Amid such determined pushing of the show’s boundaries, the jokes feel secondary, even sometimes muted by the feeling that something bad is about to happen. On first watch, I couldn’t quite enjoy the rollercoaster sequence, because I couldn’t shake the horrible feeling that Louise’s flaunting of the height rules could have real consequences. I should have known better than to think the episode would do anything quite so dark, but “Wharf Horse” plays as Bob’s Burgers operating without its normal safety net, without the usual reassurances that nothing truly bad will happen within its safe little bubble. I know that Bob isn’t going to die next week—and I’d say it’s almost certain that Mr. Fischoeder will be all right as well, assuming Kevin Kline hasn’t decided he would like to move on from the role—but it’s remarkable that Felix would even point the gun at him in the first place. This is uncharted territory for Bob’s Burgers, and any narrative wonkiness is offset by the sheer exhilaration of discovery.

All that said, this isn’t so different from the show’s typical half-hour. Felix’s convoluted scheme requires Linda to recap the whole thing at the start of the next act, but “Wharf Horse” wisely ditches the plot-heavy subterfuge in the silliest possible way, as Linda blurts out everything to Felix’s girlfriend Fanny in the absurdly mistaken belief that men won’t be able to understand their girl talk. “Wharf Horse” necessarily forces the show to take itself more seriously than it would usually, but not that seriously, and Linda’s indiscretion allows the focus to remain more on the relationship between Bob and Mr. Fischoeder and less on the implausibility of the former managing to fool the latter. Besides, the kids’ subplot is vintage Bob’s Burgers. A carousel of horrifically misshapen horses is just the sort of thing with which Tina would develop a deep bond, with a special emphasis on her favorite, Mr. Goiter. Even here, “Wharf Horse” expands its universe, as indeed this particular large-throated equine is revealed as Tina’s first horse love. Admittedly, I mostly mention that because there really is nothing funnier than baby, toddler, and teenage Tina repeatedly falling off a carousel horse.

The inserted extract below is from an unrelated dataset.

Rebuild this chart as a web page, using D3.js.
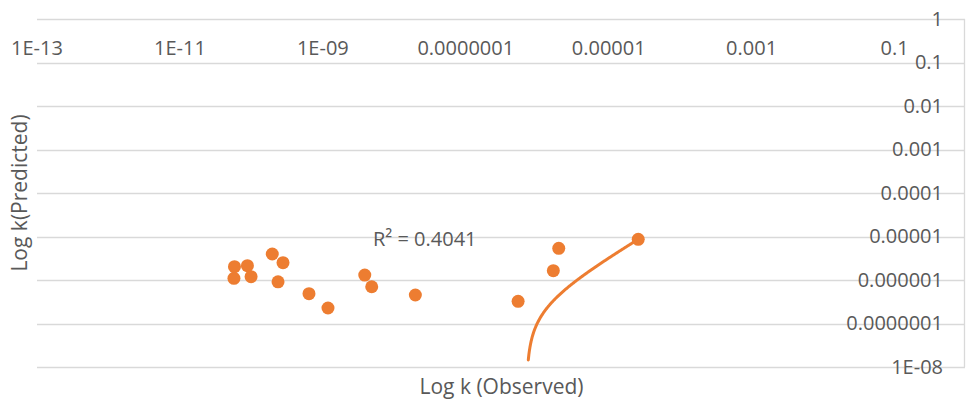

“Wharf Horse” takes a step back and attempts to take a larger view of the Bob’s Burgers universe, and it’s in this aspect that the show is at its best and most intriguing.  Bob’s typical victory is for him to stave off failure and scrape together just enough to keep his meager dreams alive, but Felix presents him with an opportunity to dream big; with the talk of Bob’s Bistro By The Beach With Burgers—not that it’s going to be called that—we finally get a glimpse of what it would look life if Bob were truly successful. He is tempted by this offer, but it’s telling that Linda is the one who really commits to the scheme. Way back in “Human Flesh,” Linda explained why she stuck with Bob saying she loved him because he was a dreamer, but it’s hard to blame her for so obviously wanting some material success as reward for all her sacrifices. Part of the reason that Felix manages to convince Bob at all is because he’s not entirely wrong; Bob’s artisanal, unconventional approach to burgers is never going to be properly appreciated by Mort and Teddy, no matter how lovable they are. Bob’s Burgers has never wavered in presenting Bob as genuinely brilliant at what he does, and it’s worth pondering whether he and Linda should really be fated to struggle forever.

But then, as Bob ultimately realizes, the kind of success that Felix envisions—maybe any success at all—would destroy what makes Bob’s Burgers unique. This show isn’t exactly about failure, but it is about non-judgmentally celebrating the kind of iconoclastic weirdness that almost never leads to success. As Bob says to Mr. Fischoeder, Wonder Wharf is dirty, dilapidated, and deeply, deeply shady, but his acknowledgment of those negatives is bookended by declarations of the wharf’s specialness. This is the kind of place that can take in a serial bank robber like Mickey and turn him into employee of the month material. Maybe that doesn’t exactly mean that Wonder Wharf brings out the best in people, because that’s a little too treacly and straightforward, but it does mean this place where misfits and oddballs can come together in pursuit of what truly matters: their pick of oversized stuffed animals. Bob’s Burgers has had its villains, but it’s yet to introduce a weirdo who couldn’t find his or her own little place to be happy. What makes “Wharf Horse” so dangerous and so offbeat is that, in Felix Fischoeder, it might finally have found a goofball that this town can’t save. But that point will have to wait for next week.


Stray observations:

  • As I said, this episode isn’t Bob’s Burgers at its absolute funniest, but there are some great moments. I enjoyed the frenetic banter of Felix’s initial pitch to Bob and the rest of the restaurant denizens, and Kevin Kline just killed it in this episode. He’s always been terrific as Mr. Fischoeder, but he was in rare form throughout his deeply underwhelming kidnapping. Also, Jordan Peele was wonderfully disturbing as the voice of Fanny.
  • This episode gains extra power from how it draws on the show’s larger history. Between Felix and Mickey, “Wharf Horse” feels like an extension of “Ambergris”—the callback to Felix’s avant-garde bathroom is a lovely touch—and I particularly enjoyed all the references to Bob’s arm hair. The Fischoeders’ fixation with it is funny in its own right, but the connection between Bob and Papa Fischoeder goes all the way back to similar material in “Torpedo,” the first-season finale, which also prominently features Wonder Wharf’s rollercoaster.
  • “Call him up, tell him we’re looking to swing, see if he’s into it.” “Um, no.” “What? We’re cute!” Even when Linda is the worst, she really is the best.